Developing skin cancer—such as melanoma—is associated with lifelong sun exposure. Sunburns (particularly severe burns when you’re young) increase your risk, as do your family history and complexion. Those with fair skin, light hair, and light eyes are especially at risk for skin cancer.
Dr. Tuttle recommends practicing sun safety by
- Wearing sunscreen
- Choosing protective clothing
- Staying in the shade while outside
The power of sunscreen
Sunscreen is easily the most popular form of sun protection. But with so many options, it’s difficult to know which is best.

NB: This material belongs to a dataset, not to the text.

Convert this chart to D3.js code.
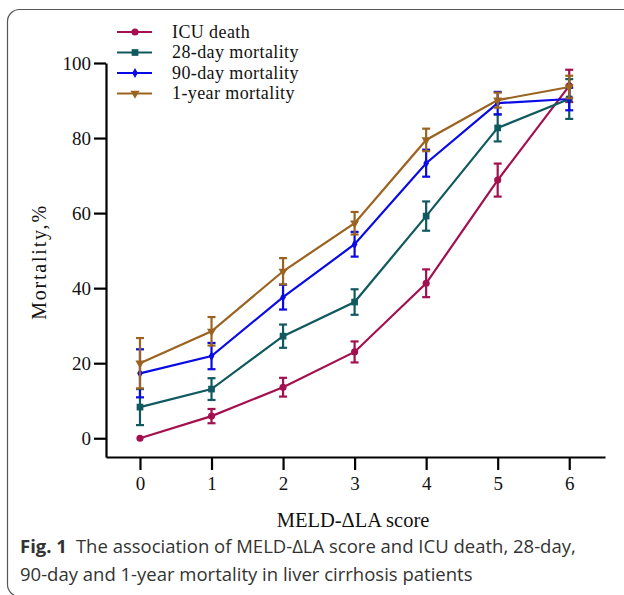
<!DOCTYPE html>
<html>
<head>
<meta charset="utf-8">
<script src="https://cdn.jsdelivr.net/npm/d3@7"></script>
<style>
body { margin: 0; background: #fff; }
svg text { font-family: "Liberation Serif", "Times New Roman", serif; }
</style>
</head>
<body>
<svg id="chart" width="624" height="595"></svg>
<script>
// MELD-dLA score on the x axis
var scores = [0, 1, 2, 3, 4, 5, 6];
var seriesNames = ["ICU death", "28-day mortality", "90-day mortality", "1-year mortality"];
var icuDeath    = [0, 5.9, 13.6, 23.0, 41.3, 68.8, 93.9];
var icuErr      = [0, 1.9, 2.5, 2.8, 3.7, 4.4, 4.3];
var day28       = [8.3, 13.1, 27.2, 36.3, 59.2, 82.7, 90.4];
var day28Err    = [4.8, 2.9, 3.1, 3.4, 3.9, 3.6, 5.3];
var day90       = [17.3, 21.9, 37.6, 51.7, 73.3, 89.3, 90.4];
var day90Err    = [6.4, 3.5, 3.3, 3.3, 3.6, 3.0, 3.0];
var year1       = [20.0, 28.5, 44.5, 57.3, 79.5, 90.1, 93.6];
var year1Err    = [6.7, 3.8, 3.5, 3.0, 3.0, 2.0, 3.0];
var yTicks = [0, 20, 40, 60, 80, 100];

var colors = ["#a3104f", "#10595f", "#0a0ae6", "#9a6420"];
var shapes = [d3.symbolCircle, d3.symbolSquare, d3.symbolDiamond, d3.symbolTriangle];
var sizes = [40, 45, 28, 36];

var allSeries = [
	{name: seriesNames[0], vals: icuDeath, errs: icuErr},
	{name: seriesNames[1], vals: day28, errs: day28Err},
	{name: seriesNames[2], vals: day90, errs: day90Err},
	{name: seriesNames[3], vals: year1, errs: year1Err}
];

var svg = d3.select("#chart");

// rounded frame round the figure
svg.append("rect").attr("x", 7.5).attr("y", 9.5).attr("width", 700).attr("height", 587)
	.attr("rx", 12).attr("fill", "none").attr("stroke", "#555").attr("stroke-width", 1.2);

var x = d3.scaleLinear().domain([-0.475, 6.5]).range([106, 605]);
var y = d3.scaleLinear().domain([-5, 100]).range([457, 63]);

var xAxis = d3.axisBottom(x).tickValues(scores).tickFormat(d3.format("d"))
	.tickSize(13).tickSizeOuter(0).tickPadding(7);
var yAxis = d3.axisLeft(y).tickValues(yTicks).tickSize(12).tickSizeOuter(0).tickPadding(3);

var gx = svg.append("g").attr("transform", "translate(0,457)").call(xAxis);
var gy = svg.append("g").attr("transform", "translate(106,0)").call(yAxis);
[gx, gy].forEach(function(g){
	g.select(".domain").attr("stroke", "#000").attr("stroke-width", 2.2);
	g.selectAll(".tick line").attr("stroke", "#000").attr("stroke-width", 2.2);
	g.selectAll(".tick text").attr("fill", "#111").attr("font-size", 19)
		.attr("font-family", "Liberation Serif");
});

svg.append("text").attr("x", 353).attr("y", 527).attr("text-anchor", "middle")
	.attr("font-size", 20.5).attr("fill", "#111").text("MELD-\u0394LA score");
svg.append("text").attr("transform", "translate(46,262) rotate(-90)")
	.attr("text-anchor", "middle").attr("font-size", 20).attr("letter-spacing", 1.8)
	.attr("fill", "#111").text("Mortality,%");

var line = d3.line().x(function(d, i){ return x(scores[i]); }).y(function(d){ return y(d); });

allSeries.forEach(function(s, k){
	var g = svg.append("g");
	g.append("path").datum(s.vals).attr("d", line).attr("fill", "none")
		.attr("stroke", colors[k]).attr("stroke-width", 2.2);
	s.vals.forEach(function(v, i){
		var e = s.errs[i];
		if (e <= 0) return;
		var cx = x(scores[i]);
		g.append("line").attr("x1", cx).attr("x2", cx).attr("y1", y(v - e)).attr("y2", y(v + e))
			.attr("stroke", colors[k]).attr("stroke-width", 2.2);
		[v - e, v + e].forEach(function(c){
			g.append("line").attr("x1", cx - 4).attr("x2", cx + 4).attr("y1", y(c)).attr("y2", y(c))
				.attr("stroke", colors[k]).attr("stroke-width", 2.2);
		});
	});
	g.selectAll("path.pt").data(s.vals).enter().append("path").attr("class", "pt")
		.attr("d", d3.symbol().type(shapes[k]).size(sizes[k]))
		.attr("transform", function(d, i){
			return "translate(" + x(scores[i]) + "," + y(d) + ")" + (k == 3 ? " rotate(180)" : "");
		})
		.attr("fill", colors[k]);
});

// legend
var legend = svg.append("g");
allSeries.forEach(function(s, k){
	var ly = 32 + k * 20.5;
	legend.append("line").attr("x1", 117).attr("x2", 152).attr("y1", ly).attr("y2", ly)
		.attr("stroke", colors[k]).attr("stroke-width", 2.2);
	legend.append("path").attr("d", d3.symbol().type(shapes[k]).size(sizes[k]))
		.attr("transform", "translate(135," + ly + ")" + (k == 3 ? " rotate(180)" : ""))
		.attr("fill", colors[k]);
	legend.append("text").attr("x", 172).attr("y", ly + 5.5).attr("font-size", 18)
		.attr("letter-spacing", 0.4).attr("fill", "#111").text(s.name);
});

// caption
var cap = svg.append("text").attr("x", 20).attr("y", 553)
	.attr("font-size", 18.5).attr("fill", "#333").style("font-family", "'Open Sans', sans-serif");
cap.append("tspan").attr("font-weight", "bold").text("Fig. 1");
cap.append("tspan").attr("dx", 9).text("The association of MELD-\u0394LA score and ICU death, 28-day,");
svg.append("text").attr("x", 20).attr("y", 581).attr("font-size", 18.5).attr("fill", "#333")
	.style("font-family", "'Open Sans', sans-serif")
	.text("90-day and 1-year mortality in liver cirrhosis patients");
</script>
</body>
</html>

Dr. Tuttle says the key is not the SPF (sun protection factor) number but rather applying sunscreen generously and often. Wear sunscreen whenever you’re out in the sun, no matter the activity. Stick to SPF 30 since it provides 97% protection from the sun’s rays. And use an ounce of sunscreen—roughly the same amount as a travel-sized hand sanitizer bottle. Reapply every one to two hours and whenever you sweat or swim.
Dr. Tuttle adds that for full protection, sunscreen needs to be applied 15 to 20 minutes before sun exposure. So apply sunscreen before leaving the house, not when you arrive at the park or beach.
Many sunscreen options are available, so try different types to find what you need, such as formulas that leave no residue or are free of chemicals your body might react to. Sunscreens are also available specifically for children, who are at high risk for sunburns that could increase their skin-cancer risk later in life.
Finally, make sure everyone in your group is wearing sunscreen, regardless of skin tone. Despite popular misconceptions, people of color are still susceptible to sunburn and are at higher risk for different types of melanoma.